The problem >>
Write out the material exactly, leaving every picture behind.

——————————

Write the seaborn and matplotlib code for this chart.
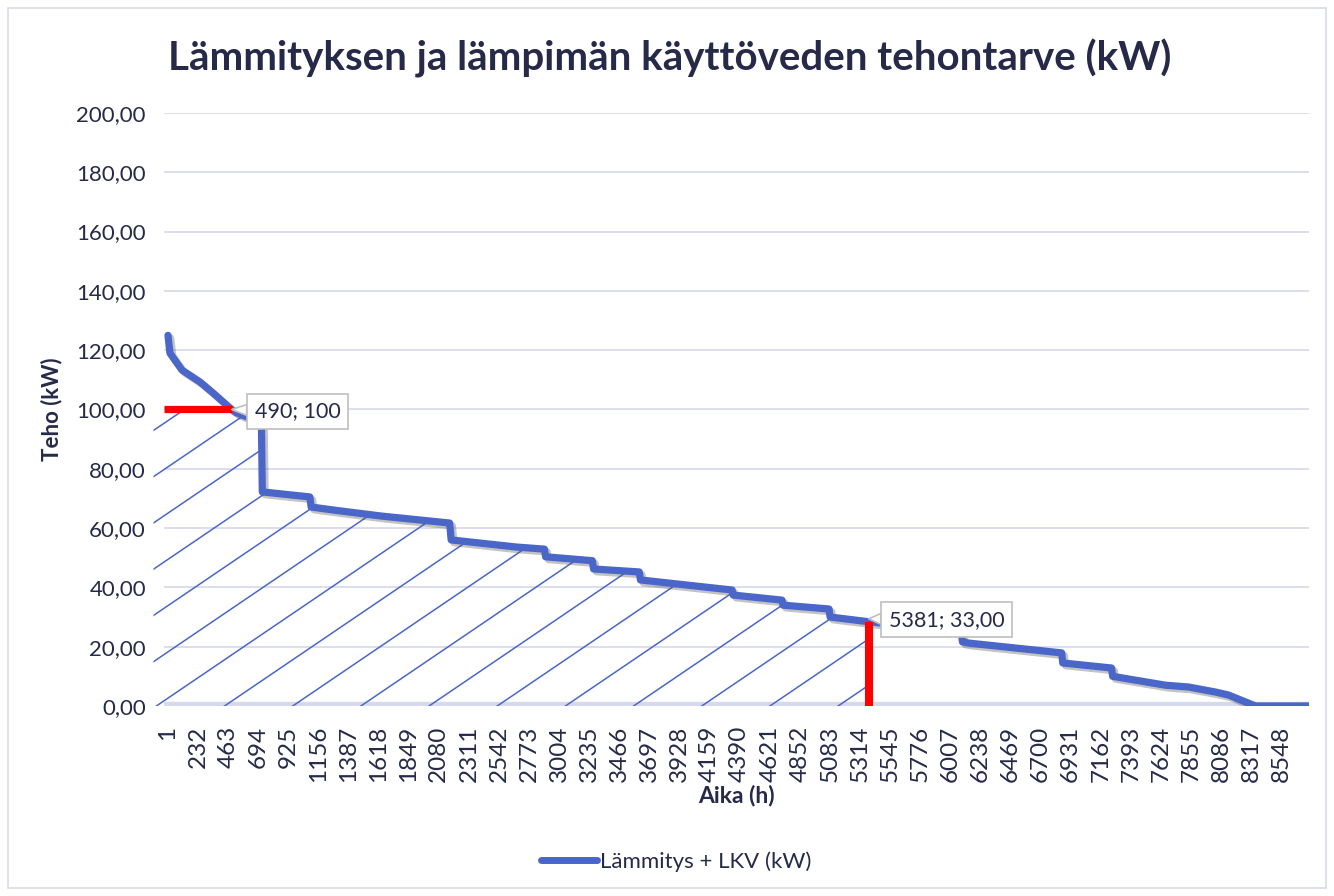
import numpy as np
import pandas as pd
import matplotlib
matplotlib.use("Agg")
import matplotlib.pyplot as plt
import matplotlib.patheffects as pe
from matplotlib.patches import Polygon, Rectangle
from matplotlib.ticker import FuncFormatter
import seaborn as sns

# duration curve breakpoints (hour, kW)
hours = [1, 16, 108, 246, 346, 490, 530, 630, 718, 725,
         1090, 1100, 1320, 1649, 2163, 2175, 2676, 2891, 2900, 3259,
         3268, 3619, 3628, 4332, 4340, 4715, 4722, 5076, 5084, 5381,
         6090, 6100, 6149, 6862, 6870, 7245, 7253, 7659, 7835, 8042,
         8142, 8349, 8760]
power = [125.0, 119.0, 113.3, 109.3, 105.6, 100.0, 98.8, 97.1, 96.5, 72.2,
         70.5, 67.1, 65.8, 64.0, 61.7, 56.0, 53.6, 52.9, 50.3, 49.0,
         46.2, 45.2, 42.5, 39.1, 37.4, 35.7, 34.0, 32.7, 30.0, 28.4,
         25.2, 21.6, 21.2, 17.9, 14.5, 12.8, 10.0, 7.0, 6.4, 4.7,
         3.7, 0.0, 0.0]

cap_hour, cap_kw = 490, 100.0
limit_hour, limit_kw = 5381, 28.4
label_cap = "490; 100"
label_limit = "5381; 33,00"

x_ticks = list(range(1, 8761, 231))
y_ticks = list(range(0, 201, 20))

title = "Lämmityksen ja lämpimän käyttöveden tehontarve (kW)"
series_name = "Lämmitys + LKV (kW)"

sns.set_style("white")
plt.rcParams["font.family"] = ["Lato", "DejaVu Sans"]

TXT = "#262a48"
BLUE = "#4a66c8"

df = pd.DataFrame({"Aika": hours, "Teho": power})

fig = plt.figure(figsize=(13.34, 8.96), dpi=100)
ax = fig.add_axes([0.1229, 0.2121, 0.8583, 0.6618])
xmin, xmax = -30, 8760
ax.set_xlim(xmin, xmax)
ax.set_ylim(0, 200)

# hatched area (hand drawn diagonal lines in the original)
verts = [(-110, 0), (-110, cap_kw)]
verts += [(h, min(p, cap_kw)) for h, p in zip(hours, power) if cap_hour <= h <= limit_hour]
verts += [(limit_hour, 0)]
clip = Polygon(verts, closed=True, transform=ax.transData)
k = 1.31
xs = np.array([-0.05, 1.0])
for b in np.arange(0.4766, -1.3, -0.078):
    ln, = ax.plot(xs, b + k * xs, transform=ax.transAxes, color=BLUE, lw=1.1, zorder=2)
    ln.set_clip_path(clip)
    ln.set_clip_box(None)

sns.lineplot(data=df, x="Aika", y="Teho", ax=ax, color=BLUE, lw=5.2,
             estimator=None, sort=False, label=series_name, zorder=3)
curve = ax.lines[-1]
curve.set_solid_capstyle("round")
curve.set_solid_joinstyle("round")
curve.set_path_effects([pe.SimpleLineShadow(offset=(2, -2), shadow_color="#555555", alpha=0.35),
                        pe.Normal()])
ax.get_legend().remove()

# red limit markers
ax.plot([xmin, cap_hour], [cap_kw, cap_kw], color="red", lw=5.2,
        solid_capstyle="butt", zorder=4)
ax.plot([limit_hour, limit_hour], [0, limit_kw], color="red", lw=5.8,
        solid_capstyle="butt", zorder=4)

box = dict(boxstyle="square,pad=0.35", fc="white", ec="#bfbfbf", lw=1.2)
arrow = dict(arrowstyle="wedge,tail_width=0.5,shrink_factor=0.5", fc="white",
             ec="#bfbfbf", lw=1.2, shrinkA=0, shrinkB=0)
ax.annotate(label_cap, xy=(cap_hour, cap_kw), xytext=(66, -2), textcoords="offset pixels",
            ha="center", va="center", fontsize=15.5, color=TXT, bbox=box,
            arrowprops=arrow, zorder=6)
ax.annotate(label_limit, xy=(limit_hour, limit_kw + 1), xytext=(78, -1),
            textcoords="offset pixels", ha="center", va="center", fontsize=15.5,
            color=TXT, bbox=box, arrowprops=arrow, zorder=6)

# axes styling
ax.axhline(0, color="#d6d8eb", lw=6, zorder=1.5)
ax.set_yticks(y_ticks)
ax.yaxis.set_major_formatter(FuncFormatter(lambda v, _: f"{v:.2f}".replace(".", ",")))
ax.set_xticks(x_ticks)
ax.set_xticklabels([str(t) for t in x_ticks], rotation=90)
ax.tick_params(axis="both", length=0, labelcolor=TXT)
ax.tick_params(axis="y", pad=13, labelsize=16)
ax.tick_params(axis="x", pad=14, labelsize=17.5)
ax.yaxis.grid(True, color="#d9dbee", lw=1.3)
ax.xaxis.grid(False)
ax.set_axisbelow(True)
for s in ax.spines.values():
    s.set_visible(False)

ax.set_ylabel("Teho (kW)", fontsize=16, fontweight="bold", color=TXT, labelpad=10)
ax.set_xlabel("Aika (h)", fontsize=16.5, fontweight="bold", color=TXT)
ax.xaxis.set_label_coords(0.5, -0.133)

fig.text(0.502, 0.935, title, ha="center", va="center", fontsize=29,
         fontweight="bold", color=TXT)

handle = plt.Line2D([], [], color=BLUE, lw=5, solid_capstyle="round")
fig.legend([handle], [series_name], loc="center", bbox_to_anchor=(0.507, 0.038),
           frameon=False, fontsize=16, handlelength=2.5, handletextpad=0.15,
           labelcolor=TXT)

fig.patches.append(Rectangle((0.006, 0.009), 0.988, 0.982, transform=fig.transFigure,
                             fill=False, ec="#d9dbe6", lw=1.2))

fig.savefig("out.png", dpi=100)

——————————

Solution to this task >>
Write the seaborn and matplotlib code for this chart.
import numpy as np
import pandas as pd
import matplotlib
matplotlib.use("Agg")
import matplotlib.pyplot as plt
import matplotlib.patheffects as pe
from matplotlib.patches import Polygon, Rectangle
from matplotlib.ticker import FuncFormatter
import seaborn as sns

# duration curve breakpoints (hour, kW)
hours = [1, 16, 108, 246, 346, 490, 530, 630, 718, 725,
         1090, 1100, 1320, 1649, 2163, 2175, 2676, 2891, 2900, 3259,
         3268, 3619, 3628, 4332, 4340, 4715, 4722, 5076, 5084, 5381,
         6090, 6100, 6149, 6862, 6870, 7245, 7253, 7659, 7835, 8042,
         8142, 8349, 8760]
power = [125.0, 119.0, 113.3, 109.3, 105.6, 100.0, 98.8, 97.1, 96.5, 72.2,
         70.5, 67.1, 65.8, 64.0, 61.7, 56.0, 53.6, 52.9, 50.3, 49.0,
         46.2, 45.2, 42.5, 39.1, 37.4, 35.7, 34.0, 32.7, 30.0, 28.4,
         25.2, 21.6, 21.2, 17.9, 14.5, 12.8, 10.0, 7.0, 6.4, 4.7,
         3.7, 0.0, 0.0]

cap_hour, cap_kw = 490, 100.0
limit_hour, limit_kw = 5381, 28.4
label_cap = "490; 100"
label_limit = "5381; 33,00"

x_ticks = list(range(1, 8761, 231))
y_ticks = list(range(0, 201, 20))

title = "Lämmityksen ja lämpimän käyttöveden tehontarve (kW)"
series_name = "Lämmitys + LKV (kW)"

sns.set_style("white")
plt.rcParams["font.family"] = ["Lato", "DejaVu Sans"]

TXT = "#262a48"
BLUE = "#4a66c8"

df = pd.DataFrame({"Aika": hours, "Teho": power})

fig = plt.figure(figsize=(13.34, 8.96), dpi=100)
ax = fig.add_axes([0.1229, 0.2121, 0.8583, 0.6618])
xmin, xmax = -30, 8760
ax.set_xlim(xmin, xmax)
ax.set_ylim(0, 200)

# hatched area (hand drawn diagonal lines in the original)
verts = [(-110, 0), (-110, cap_kw)]
verts += [(h, min(p, cap_kw)) for h, p in zip(hours, power) if cap_hour <= h <= limit_hour]
verts += [(limit_hour, 0)]
clip = Polygon(verts, closed=True, transform=ax.transData)
k = 1.31
xs = np.array([-0.05, 1.0])
for b in np.arange(0.4766, -1.3, -0.078):
    ln, = ax.plot(xs, b + k * xs, transform=ax.transAxes, color=BLUE, lw=1.1, zorder=2)
    ln.set_clip_path(clip)
    ln.set_clip_box(None)

sns.lineplot(data=df, x="Aika", y="Teho", ax=ax, color=BLUE, lw=5.2,
             estimator=None, sort=False, label=series_name, zorder=3)
curve = ax.lines[-1]
curve.set_solid_capstyle("round")
curve.set_solid_joinstyle("round")
curve.set_path_effects([pe.SimpleLineShadow(offset=(2, -2), shadow_color="#555555", alpha=0.35),
                        pe.Normal()])
ax.get_legend().remove()

# red limit markers
ax.plot([xmin, cap_hour], [cap_kw, cap_kw], color="red", lw=5.2,
        solid_capstyle="butt", zorder=4)
ax.plot([limit_hour, limit_hour], [0, limit_kw], color="red", lw=5.8,
        solid_capstyle="butt", zorder=4)

box = dict(boxstyle="square,pad=0.35", fc="white", ec="#bfbfbf", lw=1.2)
arrow = dict(arrowstyle="wedge,tail_width=0.5,shrink_factor=0.5", fc="white",
             ec="#bfbfbf", lw=1.2, shrinkA=0, shrinkB=0)
ax.annotate(label_cap, xy=(cap_hour, cap_kw), xytext=(66, -2), textcoords="offset pixels",
            ha="center", va="center", fontsize=15.5, color=TXT, bbox=box,
            arrowprops=arrow, zorder=6)
ax.annotate(label_limit, xy=(limit_hour, limit_kw + 1), xytext=(78, -1),
            textcoords="offset pixels", ha="center", va="center", fontsize=15.5,
            color=TXT, bbox=box, arrowprops=arrow, zorder=6)

# axes styling
ax.axhline(0, color="#d6d8eb", lw=6, zorder=1.5)
ax.set_yticks(y_ticks)
ax.yaxis.set_major_formatter(FuncFormatter(lambda v, _: f"{v:.2f}".replace(".", ",")))
ax.set_xticks(x_ticks)
ax.set_xticklabels([str(t) for t in x_ticks], rotation=90)
ax.tick_params(axis="both", length=0, labelcolor=TXT)
ax.tick_params(axis="y", pad=13, labelsize=16)
ax.tick_params(axis="x", pad=14, labelsize=17.5)
ax.yaxis.grid(True, color="#d9dbee", lw=1.3)
ax.xaxis.grid(False)
ax.set_axisbelow(True)
for s in ax.spines.values():
    s.set_visible(False)

ax.set_ylabel("Teho (kW)", fontsize=16, fontweight="bold", color=TXT, labelpad=10)
ax.set_xlabel("Aika (h)", fontsize=16.5, fontweight="bold", color=TXT)
ax.xaxis.set_label_coords(0.5, -0.133)

fig.text(0.502, 0.935, title, ha="center", va="center", fontsize=29,
         fontweight="bold", color=TXT)

handle = plt.Line2D([], [], color=BLUE, lw=5, solid_capstyle="round")
fig.legend([handle], [series_name], loc="center", bbox_to_anchor=(0.507, 0.038),
           frameon=False, fontsize=16, handlelength=2.5, handletextpad=0.15,
           labelcolor=TXT)

fig.patches.append(Rectangle((0.006, 0.009), 0.988, 0.982, transform=fig.transFigure,
                             fill=False, ec="#d9dbe6", lw=1.2))

fig.savefig("out.png", dpi=100)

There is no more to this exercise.